> [PROBLEM TO WORK ON]: Exactly as written, please set down all of the entries again, with no pictures.

> [INPUT ROWS]:
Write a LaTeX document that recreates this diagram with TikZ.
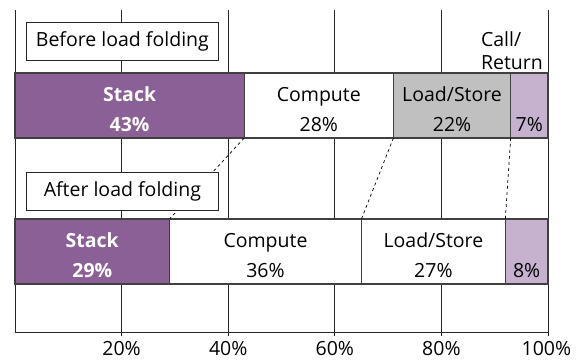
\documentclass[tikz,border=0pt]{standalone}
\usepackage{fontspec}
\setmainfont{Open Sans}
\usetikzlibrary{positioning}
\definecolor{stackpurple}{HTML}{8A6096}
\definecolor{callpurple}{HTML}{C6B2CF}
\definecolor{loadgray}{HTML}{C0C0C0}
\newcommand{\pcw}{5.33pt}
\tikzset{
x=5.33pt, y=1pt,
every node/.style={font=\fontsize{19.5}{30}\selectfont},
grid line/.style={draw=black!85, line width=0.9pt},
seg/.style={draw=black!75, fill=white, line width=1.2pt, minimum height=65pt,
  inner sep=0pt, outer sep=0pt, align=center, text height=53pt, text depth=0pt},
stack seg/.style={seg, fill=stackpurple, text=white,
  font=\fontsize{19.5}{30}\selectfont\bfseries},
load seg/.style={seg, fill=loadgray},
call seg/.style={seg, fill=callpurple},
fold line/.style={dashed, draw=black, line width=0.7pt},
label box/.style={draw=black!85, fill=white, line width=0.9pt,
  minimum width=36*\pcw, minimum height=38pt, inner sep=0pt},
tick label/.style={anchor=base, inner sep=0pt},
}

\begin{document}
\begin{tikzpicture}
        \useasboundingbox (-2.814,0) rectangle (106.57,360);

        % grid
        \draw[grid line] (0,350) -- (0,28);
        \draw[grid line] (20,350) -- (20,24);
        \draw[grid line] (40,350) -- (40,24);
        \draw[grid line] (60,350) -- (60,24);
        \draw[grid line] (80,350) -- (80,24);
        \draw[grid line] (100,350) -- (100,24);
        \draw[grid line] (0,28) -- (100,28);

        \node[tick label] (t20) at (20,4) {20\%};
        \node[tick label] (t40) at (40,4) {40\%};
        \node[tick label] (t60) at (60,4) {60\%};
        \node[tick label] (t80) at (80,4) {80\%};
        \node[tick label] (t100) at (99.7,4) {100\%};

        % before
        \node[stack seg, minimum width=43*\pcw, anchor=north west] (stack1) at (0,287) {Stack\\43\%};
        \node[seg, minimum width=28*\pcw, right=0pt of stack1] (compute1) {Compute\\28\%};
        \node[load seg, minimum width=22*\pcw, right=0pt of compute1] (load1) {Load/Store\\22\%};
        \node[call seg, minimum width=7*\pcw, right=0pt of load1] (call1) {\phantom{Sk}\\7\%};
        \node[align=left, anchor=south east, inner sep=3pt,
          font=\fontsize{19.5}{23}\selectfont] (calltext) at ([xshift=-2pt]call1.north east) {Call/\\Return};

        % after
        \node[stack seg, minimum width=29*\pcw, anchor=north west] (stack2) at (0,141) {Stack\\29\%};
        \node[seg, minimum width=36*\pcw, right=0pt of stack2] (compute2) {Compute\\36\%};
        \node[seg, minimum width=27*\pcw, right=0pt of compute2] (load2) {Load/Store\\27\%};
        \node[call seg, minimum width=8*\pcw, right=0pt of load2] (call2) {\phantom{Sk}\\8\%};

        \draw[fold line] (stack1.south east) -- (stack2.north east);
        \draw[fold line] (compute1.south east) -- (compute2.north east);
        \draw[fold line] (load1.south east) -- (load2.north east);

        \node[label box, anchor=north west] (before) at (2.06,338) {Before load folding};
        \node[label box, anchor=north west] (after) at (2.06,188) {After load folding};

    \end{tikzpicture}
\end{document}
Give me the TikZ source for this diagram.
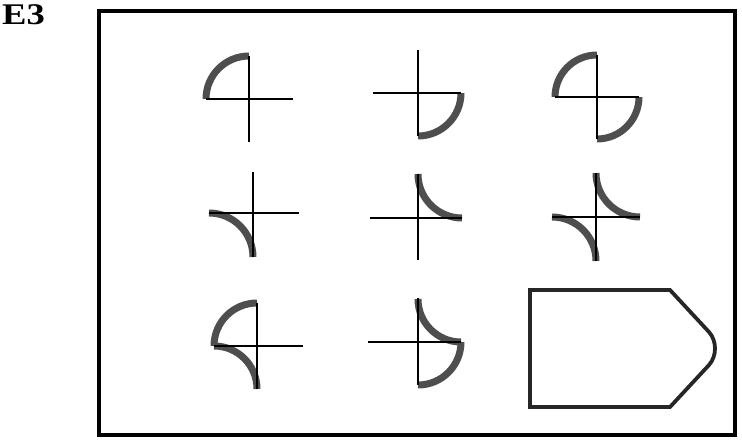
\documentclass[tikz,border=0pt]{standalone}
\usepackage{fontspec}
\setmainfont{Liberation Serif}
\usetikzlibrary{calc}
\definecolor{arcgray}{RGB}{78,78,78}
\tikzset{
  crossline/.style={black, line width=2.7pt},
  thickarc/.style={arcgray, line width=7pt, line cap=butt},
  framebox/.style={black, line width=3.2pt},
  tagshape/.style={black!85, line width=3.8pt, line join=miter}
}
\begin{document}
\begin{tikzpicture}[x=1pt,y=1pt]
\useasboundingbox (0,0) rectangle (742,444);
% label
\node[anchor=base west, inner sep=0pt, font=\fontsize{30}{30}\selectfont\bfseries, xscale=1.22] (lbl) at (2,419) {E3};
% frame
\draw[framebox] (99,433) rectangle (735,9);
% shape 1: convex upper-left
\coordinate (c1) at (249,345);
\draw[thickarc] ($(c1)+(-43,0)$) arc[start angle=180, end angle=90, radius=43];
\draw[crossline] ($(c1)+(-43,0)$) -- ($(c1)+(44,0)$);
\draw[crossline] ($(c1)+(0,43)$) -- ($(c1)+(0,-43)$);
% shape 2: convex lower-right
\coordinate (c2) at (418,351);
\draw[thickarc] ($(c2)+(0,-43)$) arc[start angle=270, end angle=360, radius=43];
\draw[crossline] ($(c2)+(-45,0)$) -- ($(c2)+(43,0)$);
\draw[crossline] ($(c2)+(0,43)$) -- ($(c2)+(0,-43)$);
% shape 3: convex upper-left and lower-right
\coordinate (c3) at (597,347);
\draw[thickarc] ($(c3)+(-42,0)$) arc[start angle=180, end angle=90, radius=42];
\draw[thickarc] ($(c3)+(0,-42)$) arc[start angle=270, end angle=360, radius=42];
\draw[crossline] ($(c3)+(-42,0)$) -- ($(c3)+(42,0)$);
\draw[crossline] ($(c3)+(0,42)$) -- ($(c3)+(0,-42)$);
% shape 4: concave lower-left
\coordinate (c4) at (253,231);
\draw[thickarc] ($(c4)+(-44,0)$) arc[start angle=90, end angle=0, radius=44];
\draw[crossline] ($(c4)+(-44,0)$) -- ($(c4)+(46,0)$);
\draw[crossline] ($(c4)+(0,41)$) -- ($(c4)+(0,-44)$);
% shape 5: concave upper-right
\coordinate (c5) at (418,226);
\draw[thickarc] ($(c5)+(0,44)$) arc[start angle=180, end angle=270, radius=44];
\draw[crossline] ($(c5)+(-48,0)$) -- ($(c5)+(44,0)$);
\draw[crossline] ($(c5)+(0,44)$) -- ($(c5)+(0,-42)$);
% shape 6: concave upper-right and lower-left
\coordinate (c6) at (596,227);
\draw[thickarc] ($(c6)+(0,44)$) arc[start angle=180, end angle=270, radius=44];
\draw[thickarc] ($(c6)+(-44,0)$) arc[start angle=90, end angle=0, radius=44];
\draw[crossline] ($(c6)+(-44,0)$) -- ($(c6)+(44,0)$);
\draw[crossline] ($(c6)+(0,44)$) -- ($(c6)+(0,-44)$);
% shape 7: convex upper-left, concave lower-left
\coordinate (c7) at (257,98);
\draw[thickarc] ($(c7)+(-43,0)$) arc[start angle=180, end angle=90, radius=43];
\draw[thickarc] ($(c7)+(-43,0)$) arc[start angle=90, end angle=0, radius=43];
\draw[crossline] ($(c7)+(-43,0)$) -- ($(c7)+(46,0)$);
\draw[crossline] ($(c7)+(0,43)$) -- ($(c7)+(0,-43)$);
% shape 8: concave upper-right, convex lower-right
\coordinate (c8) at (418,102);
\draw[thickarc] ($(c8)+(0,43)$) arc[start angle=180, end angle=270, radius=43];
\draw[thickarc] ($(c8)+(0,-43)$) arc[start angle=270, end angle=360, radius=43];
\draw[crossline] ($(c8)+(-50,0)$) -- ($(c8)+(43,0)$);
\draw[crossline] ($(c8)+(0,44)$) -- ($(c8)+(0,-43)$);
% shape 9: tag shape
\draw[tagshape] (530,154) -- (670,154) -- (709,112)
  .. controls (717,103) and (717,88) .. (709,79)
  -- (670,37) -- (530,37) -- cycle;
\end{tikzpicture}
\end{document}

> [RESULT OF THIS EXERCISE]:
Write a LaTeX document that recreates this diagram with TikZ.
\documentclass[tikz,border=0pt]{standalone}
\usepackage{fontspec}
\setmainfont{Open Sans}
\usetikzlibrary{positioning}
\definecolor{stackpurple}{HTML}{8A6096}
\definecolor{callpurple}{HTML}{C6B2CF}
\definecolor{loadgray}{HTML}{C0C0C0}
\newcommand{\pcw}{5.33pt}
\tikzset{
x=5.33pt, y=1pt,
every node/.style={font=\fontsize{19.5}{30}\selectfont},
grid line/.style={draw=black!85, line width=0.9pt},
seg/.style={draw=black!75, fill=white, line width=1.2pt, minimum height=65pt,
  inner sep=0pt, outer sep=0pt, align=center, text height=53pt, text depth=0pt},
stack seg/.style={seg, fill=stackpurple, text=white,
  font=\fontsize{19.5}{30}\selectfont\bfseries},
load seg/.style={seg, fill=loadgray},
call seg/.style={seg, fill=callpurple},
fold line/.style={dashed, draw=black, line width=0.7pt},
label box/.style={draw=black!85, fill=white, line width=0.9pt,
  minimum width=36*\pcw, minimum height=38pt, inner sep=0pt},
tick label/.style={anchor=base, inner sep=0pt},
}

\begin{document}
\begin{tikzpicture}
        \useasboundingbox (-2.814,0) rectangle (106.57,360);

        % grid
        \draw[grid line] (0,350) -- (0,28);
        \draw[grid line] (20,350) -- (20,24);
        \draw[grid line] (40,350) -- (40,24);
        \draw[grid line] (60,350) -- (60,24);
        \draw[grid line] (80,350) -- (80,24);
        \draw[grid line] (100,350) -- (100,24);
        \draw[grid line] (0,28) -- (100,28);

        \node[tick label] (t20) at (20,4) {20\%};
        \node[tick label] (t40) at (40,4) {40\%};
        \node[tick label] (t60) at (60,4) {60\%};
        \node[tick label] (t80) at (80,4) {80\%};
        \node[tick label] (t100) at (99.7,4) {100\%};

        % before
        \node[stack seg, minimum width=43*\pcw, anchor=north west] (stack1) at (0,287) {Stack\\43\%};
        \node[seg, minimum width=28*\pcw, right=0pt of stack1] (compute1) {Compute\\28\%};
        \node[load seg, minimum width=22*\pcw, right=0pt of compute1] (load1) {Load/Store\\22\%};
        \node[call seg, minimum width=7*\pcw, right=0pt of load1] (call1) {\phantom{Sk}\\7\%};
        \node[align=left, anchor=south east, inner sep=3pt,
          font=\fontsize{19.5}{23}\selectfont] (calltext) at ([xshift=-2pt]call1.north east) {Call/\\Return};

        % after
        \node[stack seg, minimum width=29*\pcw, anchor=north west] (stack2) at (0,141) {Stack\\29\%};
        \node[seg, minimum width=36*\pcw, right=0pt of stack2] (compute2) {Compute\\36\%};
        \node[seg, minimum width=27*\pcw, right=0pt of compute2] (load2) {Load/Store\\27\%};
        \node[call seg, minimum width=8*\pcw, right=0pt of load2] (call2) {\phantom{Sk}\\8\%};

        \draw[fold line] (stack1.south east) -- (stack2.north east);
        \draw[fold line] (compute1.south east) -- (compute2.north east);
        \draw[fold line] (load1.south east) -- (load2.north east);

        \node[label box, anchor=north west] (before) at (2.06,338) {Before load folding};
        \node[label box, anchor=north west] (after) at (2.06,188) {After load folding};

    \end{tikzpicture}
\end{document}
Give me the TikZ source for this diagram.
\documentclass[tikz,border=0pt]{standalone}
\usepackage{fontspec}
\setmainfont{Liberation Serif}
\usetikzlibrary{calc}
\definecolor{arcgray}{RGB}{78,78,78}
\tikzset{
  crossline/.style={black, line width=2.7pt},
  thickarc/.style={arcgray, line width=7pt, line cap=butt},
  framebox/.style={black, line width=3.2pt},
  tagshape/.style={black!85, line width=3.8pt, line join=miter}
}
\begin{document}
\begin{tikzpicture}[x=1pt,y=1pt]
\useasboundingbox (0,0) rectangle (742,444);
% label
\node[anchor=base west, inner sep=0pt, font=\fontsize{30}{30}\selectfont\bfseries, xscale=1.22] (lbl) at (2,419) {E3};
% frame
\draw[framebox] (99,433) rectangle (735,9);
% shape 1: convex upper-left
\coordinate (c1) at (249,345);
\draw[thickarc] ($(c1)+(-43,0)$) arc[start angle=180, end angle=90, radius=43];
\draw[crossline] ($(c1)+(-43,0)$) -- ($(c1)+(44,0)$);
\draw[crossline] ($(c1)+(0,43)$) -- ($(c1)+(0,-43)$);
% shape 2: convex lower-right
\coordinate (c2) at (418,351);
\draw[thickarc] ($(c2)+(0,-43)$) arc[start angle=270, end angle=360, radius=43];
\draw[crossline] ($(c2)+(-45,0)$) -- ($(c2)+(43,0)$);
\draw[crossline] ($(c2)+(0,43)$) -- ($(c2)+(0,-43)$);
% shape 3: convex upper-left and lower-right
\coordinate (c3) at (597,347);
\draw[thickarc] ($(c3)+(-42,0)$) arc[start angle=180, end angle=90, radius=42];
\draw[thickarc] ($(c3)+(0,-42)$) arc[start angle=270, end angle=360, radius=42];
\draw[crossline] ($(c3)+(-42,0)$) -- ($(c3)+(42,0)$);
\draw[crossline] ($(c3)+(0,42)$) -- ($(c3)+(0,-42)$);
% shape 4: concave lower-left
\coordinate (c4) at (253,231);
\draw[thickarc] ($(c4)+(-44,0)$) arc[start angle=90, end angle=0, radius=44];
\draw[crossline] ($(c4)+(-44,0)$) -- ($(c4)+(46,0)$);
\draw[crossline] ($(c4)+(0,41)$) -- ($(c4)+(0,-44)$);
% shape 5: concave upper-right
\coordinate (c5) at (418,226);
\draw[thickarc] ($(c5)+(0,44)$) arc[start angle=180, end angle=270, radius=44];
\draw[crossline] ($(c5)+(-48,0)$) -- ($(c5)+(44,0)$);
\draw[crossline] ($(c5)+(0,44)$) -- ($(c5)+(0,-42)$);
% shape 6: concave upper-right and lower-left
\coordinate (c6) at (596,227);
\draw[thickarc] ($(c6)+(0,44)$) arc[start angle=180, end angle=270, radius=44];
\draw[thickarc] ($(c6)+(-44,0)$) arc[start angle=90, end angle=0, radius=44];
\draw[crossline] ($(c6)+(-44,0)$) -- ($(c6)+(44,0)$);
\draw[crossline] ($(c6)+(0,44)$) -- ($(c6)+(0,-44)$);
% shape 7: convex upper-left, concave lower-left
\coordinate (c7) at (257,98);
\draw[thickarc] ($(c7)+(-43,0)$) arc[start angle=180, end angle=90, radius=43];
\draw[thickarc] ($(c7)+(-43,0)$) arc[start angle=90, end angle=0, radius=43];
\draw[crossline] ($(c7)+(-43,0)$) -- ($(c7)+(46,0)$);
\draw[crossline] ($(c7)+(0,43)$) -- ($(c7)+(0,-43)$);
% shape 8: concave upper-right, convex lower-right
\coordinate (c8) at (418,102);
\draw[thickarc] ($(c8)+(0,43)$) arc[start angle=180, end angle=270, radius=43];
\draw[thickarc] ($(c8)+(0,-43)$) arc[start angle=270, end angle=360, radius=43];
\draw[crossline] ($(c8)+(-50,0)$) -- ($(c8)+(43,0)$);
\draw[crossline] ($(c8)+(0,44)$) -- ($(c8)+(0,-43)$);
% shape 9: tag shape
\draw[tagshape] (530,154) -- (670,154) -- (709,112)
  .. controls (717,103) and (717,88) .. (709,79)
  -- (670,37) -- (530,37) -- cycle;
\end{tikzpicture}
\end{document}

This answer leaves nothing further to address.